A New MIMO Player In Town

Fabless chip designer Athena Semiconductor is hoping to make a splash in the world of Wi-Fi chips soon. It’s likely to make it using TRINI—a new chipset design that puts three Wi-Fi radio frequency (RF) transceivers supporting Multiple Input Multiple Output (MIMO, pronounced my-moe) on a single integrated circuit.

The company, which has offices in Athens, Greece as well as in India and California, uses a low-cost CMOS designs for its chips. It already has a dual-band transceiver/radio, an 802.11g-only transceiver, and a dual-band baseband/MAC chip that works with the others. The company offers reference designs for those chips in both miniPCI and CardBus PC Card form factors.

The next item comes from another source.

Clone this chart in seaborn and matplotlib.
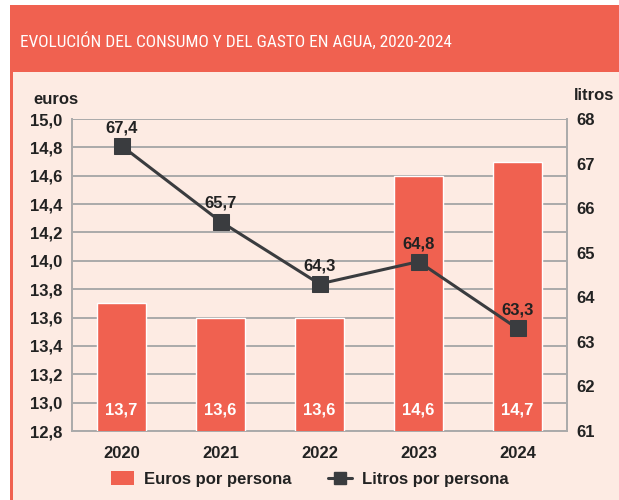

TRINI will be a direct competitor for the chips of Airgo Networks, which specializes in MIMO chips for Wi-Fi—chips that are already available in products from Belkin and Linksys. Some MIMO-based products are being touted as “pre-802.11n,” as that future high-speed standard will likely be based heavily on MIMO. However, the specific specifications won’t be ironed out by the IEEE 802.11n Task Group for several months, if not years.

TRINI uses Athena’s OptimRF technology to do system-level digital calibration, which the company says translates to higher performance. TRINI will run as high as 200Mbps (compared to the 54Mbps data rate for standard 802.11g or 11a).

The company estimates the cost savings for manufacturers moving to TRINI could be as high as 30-40%.

Athena is working with others to perfect its chips. Samsung Electronics’ Digital Media R&D Center is a development partner on TRINI, and will be showing off the technology this week at the Consumer Electronics Show (CES) in Las Vegas using two HDTV streams and one standard TV stream over wireless. However, TRINI will be marketed by and available to OEMs and ODMs only through Athena.

TRINI will do more than just MIMO. It can also be used for parallel antenna systems, or “smart antenna” applications. “Companies try to improve the ratio of performance by combining the same signal over multiple antennas,” says Surendar Magar, CTO at Athena. With MIMO, you transmit on multiple antennas and channels, breaking the signal up to boost the bit rate, then combine them all again on the other end.

TRINI is in sampling now, and the company expects to ship it in a couple of months.

Athena announced today it is also working closely with ViXS Systems of Toronto in a joint development deal to make a reference design called WaveTV. It will incorporate the Athena dual-band radio with ViXS’s Matrix II video networking chip. The companies say the combo will be suitable for products like DVRs and multimedia gateways, as well as wireless in TVs and displays. They will also be showing the chips at CES.

The WaveTV design is available now to select partners, though it won’t be in mass production until the second quarter.